A plausible implication is that progressive disentanglement protocols can be generalized across architectures by structuring feature groups, freezing schedules, and regularizers to target staged factor acquisition. The spectral view also suggests that rank-controlled or curriculum-based training may systematically allocate model capacity for interpretable, temporally ordered feature learning.
7. Application Domains and Future Directions
Progressive disentanglement training finds application in:
- Expressive sign language generation (multi-emotion integration) (Zhao et al., 27 Nov 2025)

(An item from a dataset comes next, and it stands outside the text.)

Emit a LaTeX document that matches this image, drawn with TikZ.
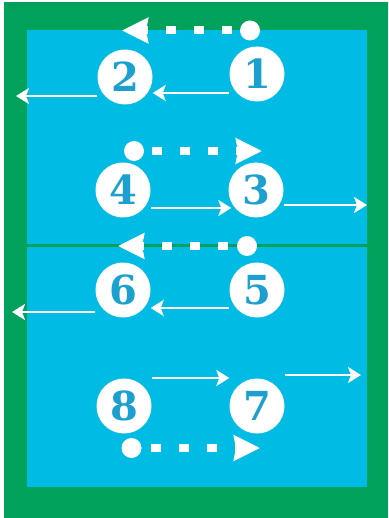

- Domain-adaptive object detection (instance-invariant feature extraction) (Wu et al., 2019)
- Diffusion modeling (fast, distributed generative chains) (Gupta et al., 20 Aug 2025)
- Unsupervised and hierarchical generative modeling (Estermann et al., 2020, Li et al., 2020)
- Transformer-based feature acquisition (Gong et al., 28 Feb 2025)
The methodology yields gains in robustness, expressiveness, convergence speed, and interpretability. Progressive disentanglement is expected to become integral in large-scale foundation models, unsupervised representation learning, and specialized adaptation regimes under compute constraints. Extensions may explore algorithmic guarantees, schedule design, and scalable distributed optimization for deeper, more granular factor separation.